--- PROBLEM REQUIREMENTS ---
Find the lines with the string "React" and return them.

▬▬▬▬▬▬▬▬▬▬

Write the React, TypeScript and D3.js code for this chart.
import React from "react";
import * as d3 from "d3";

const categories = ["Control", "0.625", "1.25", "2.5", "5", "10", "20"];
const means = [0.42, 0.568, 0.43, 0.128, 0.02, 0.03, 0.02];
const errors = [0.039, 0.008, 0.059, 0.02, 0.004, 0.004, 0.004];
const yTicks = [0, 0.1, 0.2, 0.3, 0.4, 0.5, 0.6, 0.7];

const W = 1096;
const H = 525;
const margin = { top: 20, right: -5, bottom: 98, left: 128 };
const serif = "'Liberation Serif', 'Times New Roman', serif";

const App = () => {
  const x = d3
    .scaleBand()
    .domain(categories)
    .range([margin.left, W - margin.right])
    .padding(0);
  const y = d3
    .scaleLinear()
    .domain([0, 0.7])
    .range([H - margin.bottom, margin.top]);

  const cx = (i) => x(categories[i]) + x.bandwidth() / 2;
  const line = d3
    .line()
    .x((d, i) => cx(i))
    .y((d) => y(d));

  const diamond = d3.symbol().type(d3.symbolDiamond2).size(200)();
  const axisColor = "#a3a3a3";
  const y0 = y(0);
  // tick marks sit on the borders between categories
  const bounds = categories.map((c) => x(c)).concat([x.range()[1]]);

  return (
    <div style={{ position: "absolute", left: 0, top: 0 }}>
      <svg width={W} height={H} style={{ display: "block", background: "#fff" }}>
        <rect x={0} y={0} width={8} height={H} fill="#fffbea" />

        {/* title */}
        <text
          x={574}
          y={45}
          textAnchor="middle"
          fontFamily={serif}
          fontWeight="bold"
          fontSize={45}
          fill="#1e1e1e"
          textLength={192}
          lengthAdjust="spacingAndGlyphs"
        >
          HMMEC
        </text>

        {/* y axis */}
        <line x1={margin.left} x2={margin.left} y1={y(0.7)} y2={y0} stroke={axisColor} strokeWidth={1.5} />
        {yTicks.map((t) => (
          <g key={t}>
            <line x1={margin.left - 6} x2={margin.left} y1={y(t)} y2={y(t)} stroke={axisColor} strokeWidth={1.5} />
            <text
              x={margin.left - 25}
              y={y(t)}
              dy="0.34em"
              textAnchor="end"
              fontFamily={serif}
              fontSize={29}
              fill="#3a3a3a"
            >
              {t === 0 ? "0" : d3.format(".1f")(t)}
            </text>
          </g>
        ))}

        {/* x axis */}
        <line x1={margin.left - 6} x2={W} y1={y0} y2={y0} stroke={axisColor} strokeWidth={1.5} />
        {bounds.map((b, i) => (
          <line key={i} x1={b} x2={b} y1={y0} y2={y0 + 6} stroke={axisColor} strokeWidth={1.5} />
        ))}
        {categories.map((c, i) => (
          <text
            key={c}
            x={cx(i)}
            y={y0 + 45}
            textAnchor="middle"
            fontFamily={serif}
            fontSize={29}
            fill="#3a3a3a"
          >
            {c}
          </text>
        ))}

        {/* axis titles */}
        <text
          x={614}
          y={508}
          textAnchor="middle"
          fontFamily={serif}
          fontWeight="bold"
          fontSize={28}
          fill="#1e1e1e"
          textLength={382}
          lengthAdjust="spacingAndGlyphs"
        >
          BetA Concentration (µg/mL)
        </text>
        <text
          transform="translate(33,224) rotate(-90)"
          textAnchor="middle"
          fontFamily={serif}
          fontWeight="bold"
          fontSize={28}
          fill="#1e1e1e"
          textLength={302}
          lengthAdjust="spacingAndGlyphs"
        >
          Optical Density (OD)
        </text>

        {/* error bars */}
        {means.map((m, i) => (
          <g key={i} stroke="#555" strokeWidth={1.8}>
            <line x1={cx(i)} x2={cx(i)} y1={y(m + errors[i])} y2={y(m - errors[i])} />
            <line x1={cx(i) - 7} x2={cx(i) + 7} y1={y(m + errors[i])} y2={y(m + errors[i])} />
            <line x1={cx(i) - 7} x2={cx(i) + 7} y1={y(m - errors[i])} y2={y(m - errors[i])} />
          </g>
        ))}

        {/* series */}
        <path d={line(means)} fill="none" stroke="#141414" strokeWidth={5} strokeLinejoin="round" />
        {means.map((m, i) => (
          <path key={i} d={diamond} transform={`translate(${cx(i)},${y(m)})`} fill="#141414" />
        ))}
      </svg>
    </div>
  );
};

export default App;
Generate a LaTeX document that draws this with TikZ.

▬▬▬▬▬▬▬▬▬▬

--- EXERCISE RESULT ---
Write the React, TypeScript and D3.js code for this chart.
import React from "react";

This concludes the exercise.